[START Data supplied]

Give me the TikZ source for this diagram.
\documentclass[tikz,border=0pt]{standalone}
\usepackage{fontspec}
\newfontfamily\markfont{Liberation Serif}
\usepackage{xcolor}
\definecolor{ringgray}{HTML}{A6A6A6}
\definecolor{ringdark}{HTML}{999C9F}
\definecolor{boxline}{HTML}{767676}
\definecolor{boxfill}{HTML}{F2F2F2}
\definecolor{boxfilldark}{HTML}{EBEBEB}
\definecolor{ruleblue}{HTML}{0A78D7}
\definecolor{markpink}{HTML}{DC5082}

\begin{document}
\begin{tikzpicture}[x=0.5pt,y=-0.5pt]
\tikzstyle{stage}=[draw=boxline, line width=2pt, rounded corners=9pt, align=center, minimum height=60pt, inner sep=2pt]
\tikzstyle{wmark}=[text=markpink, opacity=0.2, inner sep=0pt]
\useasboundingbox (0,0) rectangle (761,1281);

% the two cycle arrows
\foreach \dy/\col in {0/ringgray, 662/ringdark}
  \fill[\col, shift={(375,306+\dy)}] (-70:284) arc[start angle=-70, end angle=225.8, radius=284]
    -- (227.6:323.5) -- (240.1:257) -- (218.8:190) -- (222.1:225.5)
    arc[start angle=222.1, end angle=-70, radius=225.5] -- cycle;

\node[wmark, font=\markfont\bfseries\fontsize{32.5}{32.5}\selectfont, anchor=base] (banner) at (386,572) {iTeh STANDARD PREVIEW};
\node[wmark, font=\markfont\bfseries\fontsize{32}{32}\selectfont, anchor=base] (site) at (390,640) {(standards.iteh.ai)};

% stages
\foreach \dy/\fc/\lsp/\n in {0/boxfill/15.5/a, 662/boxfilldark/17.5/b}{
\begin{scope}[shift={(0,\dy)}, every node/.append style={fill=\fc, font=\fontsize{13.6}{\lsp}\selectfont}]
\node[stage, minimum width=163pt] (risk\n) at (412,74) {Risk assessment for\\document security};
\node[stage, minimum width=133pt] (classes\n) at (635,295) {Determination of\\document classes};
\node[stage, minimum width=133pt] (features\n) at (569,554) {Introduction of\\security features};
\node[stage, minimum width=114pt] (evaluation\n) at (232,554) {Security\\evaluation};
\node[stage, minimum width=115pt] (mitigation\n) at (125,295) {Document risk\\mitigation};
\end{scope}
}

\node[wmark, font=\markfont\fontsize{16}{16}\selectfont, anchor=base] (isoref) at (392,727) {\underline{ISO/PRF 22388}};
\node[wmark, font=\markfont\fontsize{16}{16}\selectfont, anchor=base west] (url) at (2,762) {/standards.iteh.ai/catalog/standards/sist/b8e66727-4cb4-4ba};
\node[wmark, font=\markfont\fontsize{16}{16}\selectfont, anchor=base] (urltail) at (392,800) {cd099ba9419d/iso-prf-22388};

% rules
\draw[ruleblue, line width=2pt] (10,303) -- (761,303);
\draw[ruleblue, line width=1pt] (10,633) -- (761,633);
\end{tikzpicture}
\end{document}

[END Data supplied]
[START Data supplied]

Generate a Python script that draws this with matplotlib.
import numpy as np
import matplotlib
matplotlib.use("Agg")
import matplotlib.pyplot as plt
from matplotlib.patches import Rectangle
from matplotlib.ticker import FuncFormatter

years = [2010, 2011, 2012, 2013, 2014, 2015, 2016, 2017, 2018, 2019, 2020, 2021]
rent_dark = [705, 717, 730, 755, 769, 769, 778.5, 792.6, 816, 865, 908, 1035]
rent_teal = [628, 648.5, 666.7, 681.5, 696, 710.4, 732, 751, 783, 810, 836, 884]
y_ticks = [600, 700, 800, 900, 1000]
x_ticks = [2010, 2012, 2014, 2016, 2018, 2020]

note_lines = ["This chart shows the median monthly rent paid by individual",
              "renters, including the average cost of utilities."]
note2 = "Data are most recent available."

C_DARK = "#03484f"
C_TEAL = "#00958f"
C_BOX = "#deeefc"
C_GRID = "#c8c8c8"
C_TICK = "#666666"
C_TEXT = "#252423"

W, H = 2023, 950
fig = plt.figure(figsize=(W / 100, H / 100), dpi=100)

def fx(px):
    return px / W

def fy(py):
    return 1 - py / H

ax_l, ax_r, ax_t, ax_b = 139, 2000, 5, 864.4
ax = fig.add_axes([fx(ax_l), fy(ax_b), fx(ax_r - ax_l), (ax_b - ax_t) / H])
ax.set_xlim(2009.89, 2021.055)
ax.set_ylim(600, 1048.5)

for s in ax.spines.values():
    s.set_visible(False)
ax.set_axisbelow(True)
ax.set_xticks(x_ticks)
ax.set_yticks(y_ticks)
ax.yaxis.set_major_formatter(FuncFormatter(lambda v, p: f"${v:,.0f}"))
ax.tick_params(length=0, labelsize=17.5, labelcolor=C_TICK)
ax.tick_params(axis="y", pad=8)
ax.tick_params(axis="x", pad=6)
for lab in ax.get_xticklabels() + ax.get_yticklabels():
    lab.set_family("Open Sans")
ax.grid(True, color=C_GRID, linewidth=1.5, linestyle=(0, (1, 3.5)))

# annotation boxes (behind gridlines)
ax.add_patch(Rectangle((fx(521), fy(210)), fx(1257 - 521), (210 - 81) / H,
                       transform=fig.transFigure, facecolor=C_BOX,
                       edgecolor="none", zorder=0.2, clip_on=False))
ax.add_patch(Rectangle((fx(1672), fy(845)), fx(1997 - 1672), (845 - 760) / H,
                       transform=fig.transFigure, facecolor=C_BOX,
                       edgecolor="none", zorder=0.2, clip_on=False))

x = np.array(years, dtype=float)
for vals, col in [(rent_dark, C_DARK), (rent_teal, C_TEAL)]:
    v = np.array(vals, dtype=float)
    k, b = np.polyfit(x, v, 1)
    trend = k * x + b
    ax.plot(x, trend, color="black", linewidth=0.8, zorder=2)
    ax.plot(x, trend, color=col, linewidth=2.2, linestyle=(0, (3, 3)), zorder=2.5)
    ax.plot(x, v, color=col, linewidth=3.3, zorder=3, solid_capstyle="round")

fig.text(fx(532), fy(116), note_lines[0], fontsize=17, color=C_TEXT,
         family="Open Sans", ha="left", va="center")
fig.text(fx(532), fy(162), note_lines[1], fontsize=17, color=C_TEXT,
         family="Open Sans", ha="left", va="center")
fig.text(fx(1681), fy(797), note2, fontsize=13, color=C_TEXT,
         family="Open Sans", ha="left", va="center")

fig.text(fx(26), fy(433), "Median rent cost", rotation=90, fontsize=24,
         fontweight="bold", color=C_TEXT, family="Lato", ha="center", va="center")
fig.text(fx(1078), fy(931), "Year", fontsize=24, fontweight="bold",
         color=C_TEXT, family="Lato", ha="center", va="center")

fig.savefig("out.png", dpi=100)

[END Data supplied]
[START Data supplied]

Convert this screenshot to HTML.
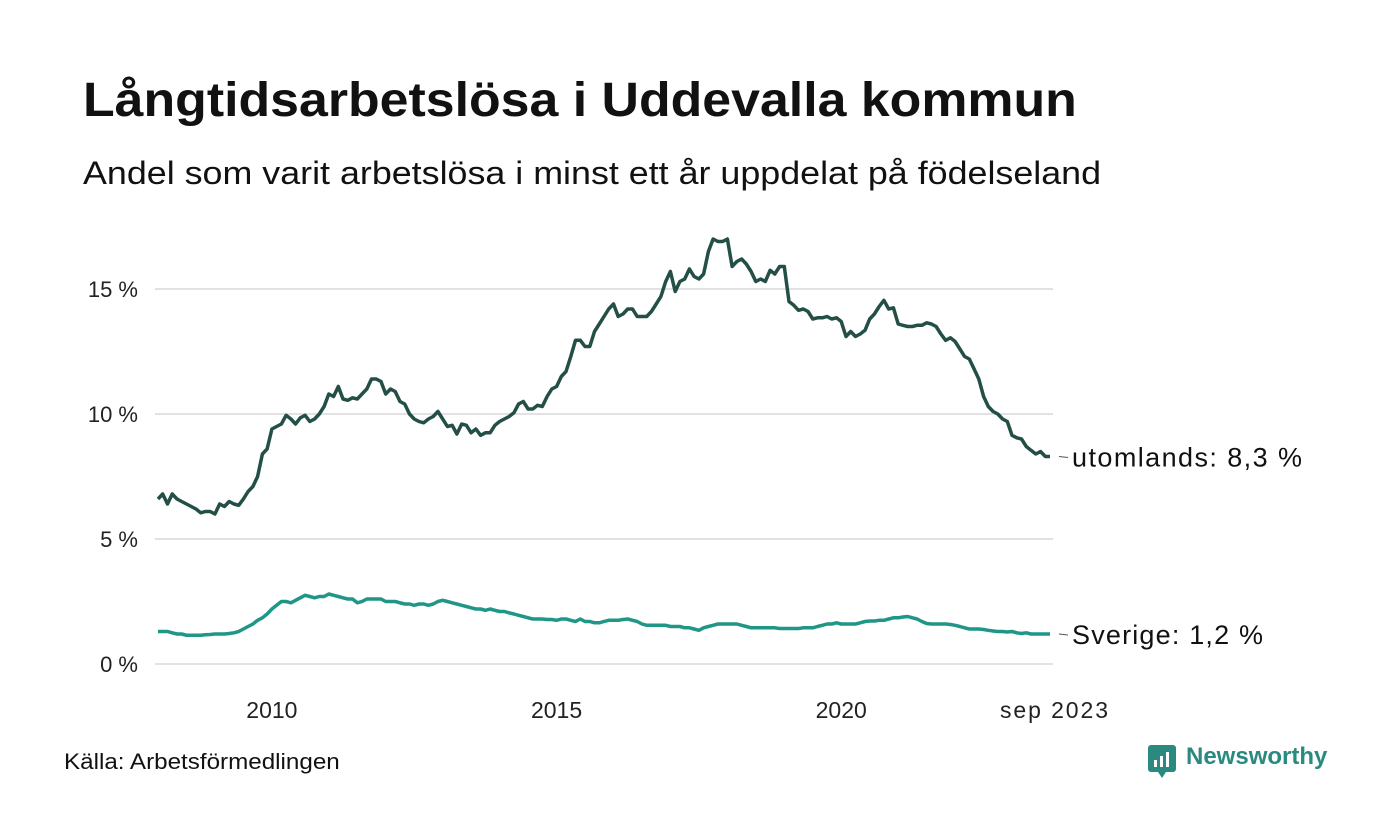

[END Data supplied]

The lines to return run from the one containing "Generate a Python" down to the one containing "linestyle=(0, (1, 3.5)))"; give them exactly, both included, and no others.

Generate a Python script that draws this with matplotlib.
import numpy as np
import matplotlib
matplotlib.use("Agg")
import matplotlib.pyplot as plt
from matplotlib.patches import Rectangle
from matplotlib.ticker import FuncFormatter

years = [2010, 2011, 2012, 2013, 2014, 2015, 2016, 2017, 2018, 2019, 2020, 2021]
rent_dark = [705, 717, 730, 755, 769, 769, 778.5, 792.6, 816, 865, 908, 1035]
rent_teal = [628, 648.5, 666.7, 681.5, 696, 710.4, 732, 751, 783, 810, 836, 884]
y_ticks = [600, 700, 800, 900, 1000]
x_ticks = [2010, 2012, 2014, 2016, 2018, 2020]

note_lines = ["This chart shows the median monthly rent paid by individual",
              "renters, including the average cost of utilities."]
note2 = "Data are most recent available."

C_DARK = "#03484f"
C_TEAL = "#00958f"
C_BOX = "#deeefc"
C_GRID = "#c8c8c8"
C_TICK = "#666666"
C_TEXT = "#252423"

W, H = 2023, 950
fig = plt.figure(figsize=(W / 100, H / 100), dpi=100)

def fx(px):
    return px / W

def fy(py):
    return 1 - py / H

ax_l, ax_r, ax_t, ax_b = 139, 2000, 5, 864.4
ax = fig.add_axes([fx(ax_l), fy(ax_b), fx(ax_r - ax_l), (ax_b - ax_t) / H])
ax.set_xlim(2009.89, 2021.055)
ax.set_ylim(600, 1048.5)

for s in ax.spines.values():
    s.set_visible(False)
ax.set_axisbelow(True)
ax.set_xticks(x_ticks)
ax.set_yticks(y_ticks)
ax.yaxis.set_major_formatter(FuncFormatter(lambda v, p: f"${v:,.0f}"))
ax.tick_params(length=0, labelsize=17.5, labelcolor=C_TICK)
ax.tick_params(axis="y", pad=8)
ax.tick_params(axis="x", pad=6)
for lab in ax.get_xticklabels() + ax.get_yticklabels():
    lab.set_family("Open Sans")
ax.grid(True, color=C_GRID, linewidth=1.5, linestyle=(0, (1, 3.5)))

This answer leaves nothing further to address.